Coaching success in college begins with recruiting. Butch Davis has shown that he can recruit good players – and coach them up competently – in the past. The difference between his previous gigs and this one at FIU is stature. Miami had a history as a football powerhouse in the 90’s; UNC is an easily recognized athletic program within the NCAA hierarchy; FIU is a johnny-come-lately football program that participates in C-USA which is a backwater of Division 1-A football. I follow college football “overall” but I promise you that I could not name the teams that make up C-USA. All I do know off the top of my head is that this conference provides candidates for my fantastical SHOE Tournament every year; the presence of those teams on that list from year to year has taught me that Rice and UTEP and North Texas and – yes – FIU are members of C-USA.
This is an interesting hiring decision for the school. Davis is 65 years old; so, actuarily, he is not someone that you think of when you are looking at a ten-year growth program that will lead FIU out of C-USA and into an expanded ACC or something like that. At the same time, it is hard to argue that Davis’ record of success brings a lot of focus to the football program there. Truth be told, I cannot name another head coach in C-USA at the schools I know are in that conference – and I doubt that if I went to the C-USA website to see all the other teams in the conference that I would be able to name more than one other head football coach.
I think this will be an interesting situation to watch…
The Canadian Football League is in the middle of its playoff structure. This is a 9-team league where 6 of the teams make the playoffs; because it has an odd number of teams divided into an Eastern and Western Division, one of the Divisions is larger than the other. In order to keep the season “competitive” and interesting as long as possible, the playoff structure for the league allows for a “crossover”.
If, for example the team that finished 4th in the 5-team West Division has a better record than the 3rd place team in the 4-team East Division, then that 4th place West team crosses over and participates in the tournament as if it were the 3rd place team in the East. That happened this year due to a fundamental imbalance between the East Division and the West Division.
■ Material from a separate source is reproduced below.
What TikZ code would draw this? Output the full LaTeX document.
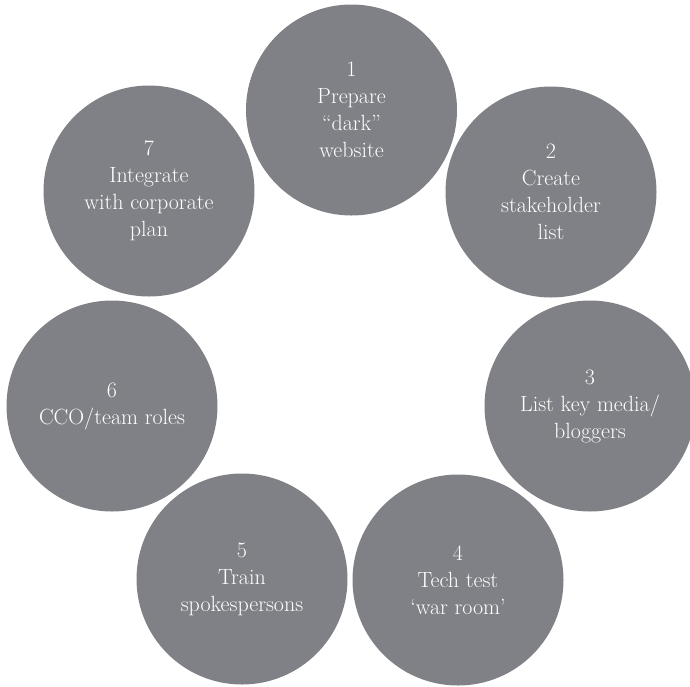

In the West, four teams finished above .500 for the season; the 4th place Edmonton Eskimos were 10-8-0. In the East, things were not nearly so pretty; the East Division Champions were the Ottawa Redblacks who posted a season record of 8-9-1. The fact that the East Division was won by a team with a sub-.500 record made it rather obvious that Edmonton would be the “crossover team” for the Grey Cup Playoffs this year.
This weekend will be the semi-finals for those playoffs. Edmonton survived its first-round game and will play Ottawa this Sunday; in the West Division bracket, the BC Lions will visit the Calgary Stampeders. The winners of those two games will play for the Grey Cup the Sunday after Thanksgiving. Oddsmakers in Las Vegas favor Edmonton by 2.5 points and Calgary by 7.5 points in these games.
Finally, Brad Dickson of the Omaha World-Herald captured the essence of fans’ frustrations with game delays in this comment:
“The Cubs needed 108 years, seven games, a rain delay and extra innings to win a World Series. This whole thing felt like a replay review in football.”